A young pharmaceutical scientist, Vincent Luscombe, who is a New Zealander of Tongan descent, has won a full post graduate Clarendon Scholarship to the prestigious Oxford University in England, where he is undertaking a DPhil in Molecular Cell Biology in Health and Disease.
Clarendon Scholarships are awarded on the basis of outstanding academic merit and potential. They are highly competitive for graduate students from all around the world. Vincent, who is the only New Zealander to be accepted for a PhD Clarendon scholarship this year, will be fully funded for four years, based at Somerville College.
Vincent said it was a great honour and he felt very humble to receive this privilege.
He is the son of John and Litia (nee Va‘emolo) Luscombe, of Albany in Auckland.
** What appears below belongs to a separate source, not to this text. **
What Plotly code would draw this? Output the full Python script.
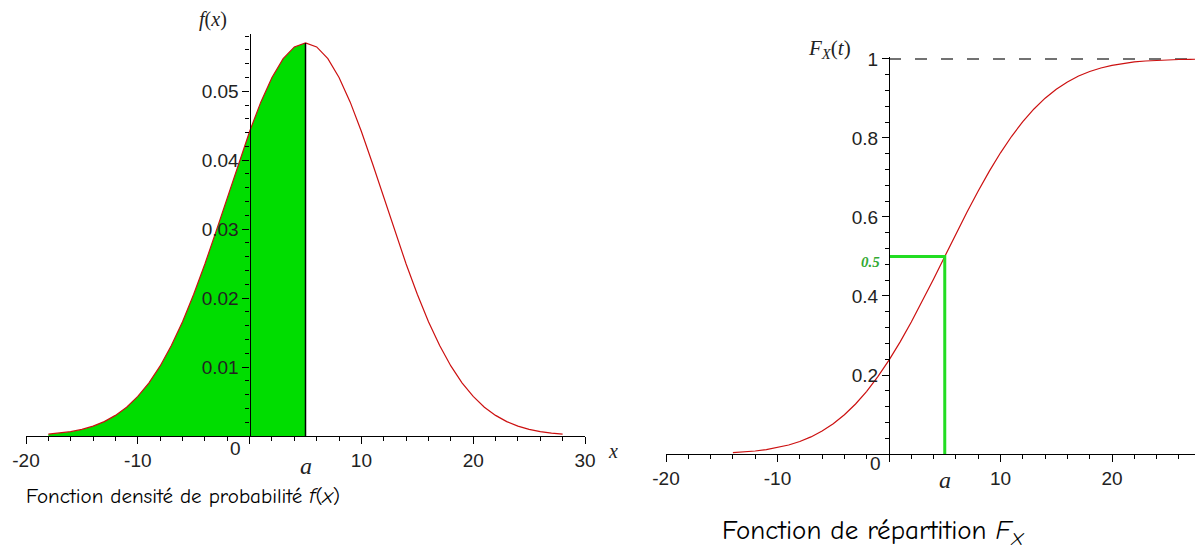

His mother's family came from Falaleu, Vava'u.
Medical research
Vincent graduated from Auckland University with 1st class Honours in Pharmacology. He has a career in pharmaceutical science, doing research to create, develop and test new medications.
For the last three years he has worked in the United States at Vanderbilt University in Nashville, Tennessee, which has a Neuro Science laboratory, involved in drug research looking for cures for Alzheimer’s disease.
At Oxford, Vincent will be studying Molecular Cell Biology in Health and Disease at the Sir William Dunn School of Pathology, in a laboratory looking at acute vascular inflammation. More specifically, the laboratory is studying a family of inflammatory mediators during chronic inflammation and the role these play in disease processes occurring in arteries causing angina, heart attacks and strokes.
In his early years, Vincent studied under an International Baccalaureate educational system at Kristin School in Auckland, New Zealand, and also at his primary school in Zug, Switzerland, where his parents were working at the time.
In his spare time, Vincent is a Water Polo coach, and has represented New Zealand in this sport.